To illustrate AI in action, the figure below shows how we use custom machine learning algorithms to predict common regulatory pockets within a transcription factor class and then both design and screen a chemical library directed at those pockets.
Moreover, we have learnt that organization and culture are just as important as the underlying technology. In executing against AI within HotSpot, our team brings deep drug discovery experience to the problem – similar to our peer group companies – constantly with an eye to designing molecules that are going to go the distance. However, the cross pollination of the drug hunter mindset with the disruptive, software engineering perspective is what we strive to achieve at HotSpot. With this in mind, we have sourced exclusive rights to enabling technology from players such as Macroceutics, Molecular Discovery and idalab.
Sustaining competitive advantage
Our industry becomes ever more competitive and the success of one mechanism rapidly leads to follow-on competition. K-Ras, SHP2, EGFR, and BTK are good examples and the list goes on. New companies e.g. EQRx, and business models have arisen purely to exploit the fast-follower model while contracting with payers.
In order to maintain our leadership position in allostery, companies like HotSpot cannot be complacent since our competitors will erode competitive advantage. We need to be continually challenging ourselves to deliver both first- and best-in-class small molecules. Thankfully allostery provides all the raw ingredients to deliver molecules with exquisite potency, selectivity and drug-like properties. This is especially true for natural hotspots because they represent a privileged subset of allosteric pockets.
Sanjiv Patel, CEO of Relay Therapeutics, has been particularly thoughtful on the topic of competitive advantage which, to paraphrase him, is driven by:
- Riding the experience curve: delivering new allosteric medicines is technically very challenging and the industry leaders in allostery have successfully turned the crank multiple times. This leads to skill sets and scales of economy that can only be acquired over time, representing a large barrier to entry for new players.
- Exploiting non-commoditized technology: the technology that we use to identify and drug natural hotspots is unique to HotSpot and cannot be accessed through outsourced service providers. For example, we have access to the largest and most diverse chemical library designed around natural hotspots that delivers 10x hit rates of conventional chemistries.
- Leveraging a dominant position in a competitive labor market: as a company with a strong culture that is leading the way in natural allostery, we are able to disproportionately hire and retain the best talent in the most competitive labor ecosystems such as Boston and New Jersey. The creativity, drive and openness that our team brings to execution is a big differentiating factor.
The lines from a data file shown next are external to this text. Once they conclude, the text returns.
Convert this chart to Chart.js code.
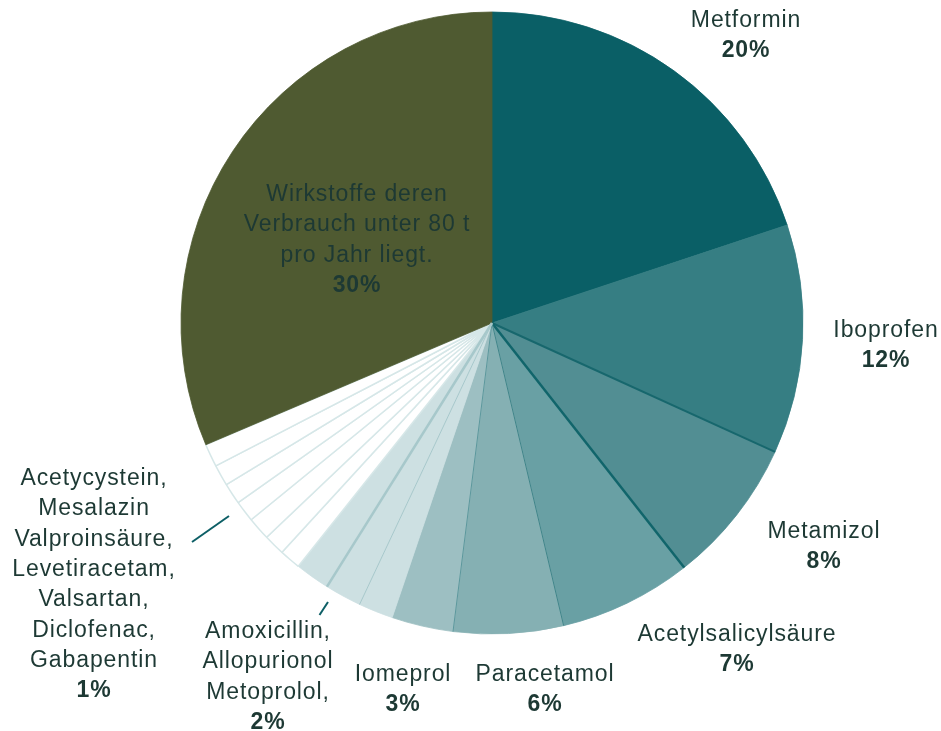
<!DOCTYPE html>
<html>
<head>
<meta charset="utf-8">
<script src="https://cdn.jsdelivr.net/npm/chart.js@4/dist/chart.umd.min.js"></script>
<style>
  html, body { margin: 0; padding: 0; background: #ffffff; }
  #wrap { width: 941px; height: 731px; }
</style>
</head>
<body>
<div id="wrap"><canvas id="c" width="941" height="731"></canvas></div>
<script>
// ---------- DATA ----------
const categories = [
  "Metformin", "Iboprofen", "Metamizol", "Acetylsalicylsäure", "Paracetamol", "Iomeprol",
  "Amoxicillin", "Allopurionol", "Metoprolol",
  "Acetycystein", "Mesalazin", "Valproinsäure", "Levetiracetam", "Valsartan", "Diclofenac", "Gabapentin",
  "Wirkstoffe deren Verbrauch unter 80 t pro Jahr liegt."
];
// slice shares (percent)
const shares = [19.9, 11.9, 7.6, 6.9, 5.7, 3.2, 1.8, 1.9, 1.8, 1.1, 1.1, 1.2, 1.1, 1.1, 1.1, 1.2, 31.4];
// label texts shown on the chart
const labelGroups = [
  ["Metformin"],
  ["Iboprofen"],
  ["Metamizol"],
  ["Acetylsalicylsäure"],
  ["Paracetamol"],
  ["Iomeprol"],
  ["Amoxicillin,", "Allopurionol", "Metoprolol,"],
  ["Acetycystein,", "Mesalazin", "Valproinsäure,", "Levetiracetam,", "Valsartan,", "Diclofenac,", "Gabapentin"],
  ["Wirkstoffe deren", "Verbrauch unter 80 t", "pro Jahr liegt."]
];
const labelPercents = ["20%", "12%", "8%", "7%", "6%", "3%", "2%", "1%", "30%"];

// ---------- STYLES ----------
const sliceColors = [
  "#0a5f66", "#367e83", "#528e93", "#69a0a4", "#85b0b3", "#9dbfc2",
  "#cde0e2", "#cde0e2", "#cde0e2",
  "#ffffff", "#ffffff", "#ffffff", "#ffffff", "#ffffff", "#ffffff", "#ffffff",
  "#4f5a31"
];
const sliceBorderColors = sliceColors.map(c => c === "#ffffff" ? "#d6e7e8" : c);
const sliceBorderWidths = sliceColors.map(c => c === "#ffffff" ? 1.5 : 0.8);
// radial separator at the start of each slice: [color, width] or null
const separators = [
  null, null, ["#17676d", 2], ["#11656b", 2.5], ["#3f8489", 1], ["#5b979c", 1],
  null, ["#a7c8cb", 1], ["#a7c8cb", 2.5],
  null, null, null, null, null, null, null,
  null
];
// text layout: [centerX, first baseline]
const labelPos = [
  [746, 27], [886, 337], [824, 538], [737, 641], [545, 681], [403, 681],
  [268, 638], [94, 485], [357, 201]
];
const lineGap = 30.3;
const textColor = "#1d3934";
const leaderLines = [
  [[192, 542], [229, 516]],
  [[319.5, 615], [328, 602]]
];

const labelPlugin = {
  id: "customLabels",
  afterDatasetsDraw(chart) {
    const ctx = chart.ctx;
    const meta = chart.getDatasetMeta(0);
    ctx.save();
    // separators computed from arc geometry
    meta.data.forEach((arc, i) => {
      const s = separators[i];
      if (!s) return;
      const p = arc.getProps(["x", "y", "startAngle", "outerRadius"], true);
      ctx.beginPath();
      ctx.strokeStyle = s[0];
      ctx.lineWidth = s[1];
      ctx.moveTo(p.x, p.y);
      ctx.lineTo(p.x + Math.cos(p.startAngle) * p.outerRadius, p.y + Math.sin(p.startAngle) * p.outerRadius);
      ctx.stroke();
    });
    // leader lines
    ctx.strokeStyle = "#0d5f66";
    ctx.lineWidth = 2;
    leaderLines.forEach(l => {
      ctx.beginPath();
      ctx.moveTo(l[0][0], l[0][1]);
      ctx.lineTo(l[1][0], l[1][1]);
      ctx.stroke();
    });
    // labels
    ctx.fillStyle = textColor;
    ctx.textAlign = "center";
    ctx.textBaseline = "alphabetic";
    try { ctx.letterSpacing = "0.9px"; } catch (e) {}
    labelGroups.forEach((lines, g) => {
      const [x, y0] = labelPos[g];
      ctx.font = "23px 'Liberation Sans', Arial, sans-serif";
      lines.forEach((t, k) => ctx.fillText(t, x, y0 + k * lineGap));
      ctx.font = "bold 23px 'Liberation Sans', Arial, sans-serif";
      ctx.fillText(labelPercents[g], x, y0 + lines.length * lineGap);
    });
    ctx.restore();
  }
};

new Chart(document.getElementById("c"), {
  type: "pie",
  data: {
    labels: categories,
    datasets: [{
      data: shares,
      backgroundColor: sliceColors,
      borderColor: sliceBorderColors,
      borderWidth: sliceBorderWidths,
      hoverOffset: 0,
      offset: 0,
      radius: 311
    }]
  },
  options: {
    responsive: false,
    animation: false,
    events: [],
    devicePixelRatio: 1,
    layout: { padding: { left: 43, right: 0, top: 0, bottom: 85 } },
    plugins: { legend: { display: false }, tooltip: { enabled: false } }
  },
  plugins: [labelPlugin]
});
</script>
</body>
</html>
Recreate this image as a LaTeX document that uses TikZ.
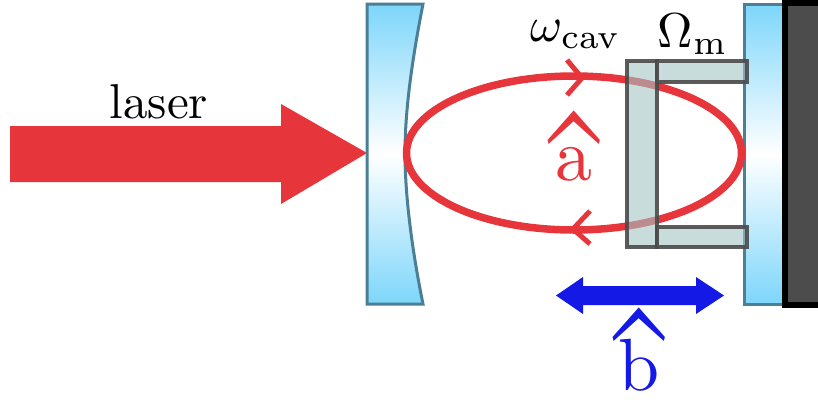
\documentclass[tikz,border=0pt]{standalone}
\usepackage{graphicx}
\definecolor{cavred}{HTML}{E6353B}
\definecolor{phblue}{HTML}{1519E6}
\definecolor{mirsky}{HTML}{7DD6FA}
\definecolor{mirline}{HTML}{4A7F95}
\definecolor{memfill}{HTML}{A3C5C5}
\definecolor{memline}{HTML}{4A4A4A}
\newcommand{\bighat}[2]{\setbox0=\hbox{#2}\makebox[0pt][l]{\makebox[\wd0]{\raisebox{#1}{\scalebox{1.25}[2.5]{\^{}}}}}\box0}
\tikzset{
  mirror/.style={draw=mirline,line width=3pt,line join=miter,top color=mirsky,bottom color=mirsky,middle color=white},
  membrane/.style={draw=memline,draw opacity=.9,line width=3.5pt,fill=memfill,fill opacity=.6},
  chevron/.style={draw=cavred,line width=5pt},
  bigtext/.style={inner sep=0pt,anchor=base,scale=4.9},
  hugetext/.style={inner sep=0pt,anchor=base,scale=7.4}
}
\begin{document}
\begin{tikzpicture}[x=1pt,y=-1pt]
\useasboundingbox (0,0) rectangle (818,399);
% laser beam
\fill[cavred] (10,126) -- (281,126) -- (281,104) -- (367,153) -- (281,204) -- (281,182) -- (10,182) -- cycle;
% input mirror
\path[mirror] (367,4) -- (423,4) .. controls (412,60) and (405,110) .. (405,153)
  .. controls (405,196) and (412,250) .. (423,304) -- (367,304) -- cycle;
% end mirror and support
\path[mirror] (744,4) rectangle (784,304);
\fill[black] (782,0) rectangle (818,308);
\fill[black!70] (788,6) rectangle (818,302);
% cavity mode
\draw[cavred,line width=7.5pt] (574,153) ellipse [x radius=167.5, y radius=77];
\draw[chevron] (567,60) -- (582,78) -- (567,95);
\draw[chevron] (590,211) -- (573,229) -- (590,244);
% mechanical element
\path[membrane] (627,61) rectangle (657,247);
\path[membrane] (657,61) rectangle (747,82);
\path[membrane] (657,227) rectangle (747,247);
% phonon arrow
\fill[phblue] (556,295.5) -- (583,277) -- (583,286) -- (696,286) -- (696,277) -- (724,295.5) -- (696,314) -- (696,305) -- (583,305) -- (583,314) -- cycle;
% labels
\node[bigtext] (laser) at (159,118) {laser};
\node[bigtext,anchor=base west] (wcav) at (530,41) {$\omega_{\mathrm{cav}}$};
\node[bigtext,anchor=base west] (omm) at (657,47) {$\Omega_{\mathrm{m}}$};
\node[hugetext,text=cavred] (ahat) at (574,180) {\bighat{-9.3pt}{a}};
\node[hugetext,text=phblue] (bhat) at (639,390) {\bighat{-7.5pt}{b}};
\end{tikzpicture}
\end{document}
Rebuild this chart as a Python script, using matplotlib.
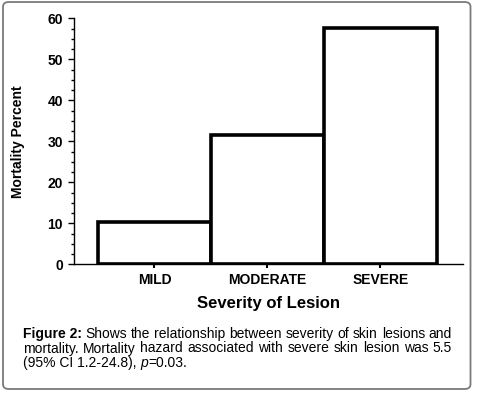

To conclude, I am proud of what we have achieved over the past 36 months since it sets the stage for our first clinical trials and further growth of our pipeline and platform. However, I am also thrilled to be surrounded by such accomplished peer group companies that are also demonstrating the promise of allostery so convincingly. The next few years are going to be exciting as we deliver our allosteric medicines to patients.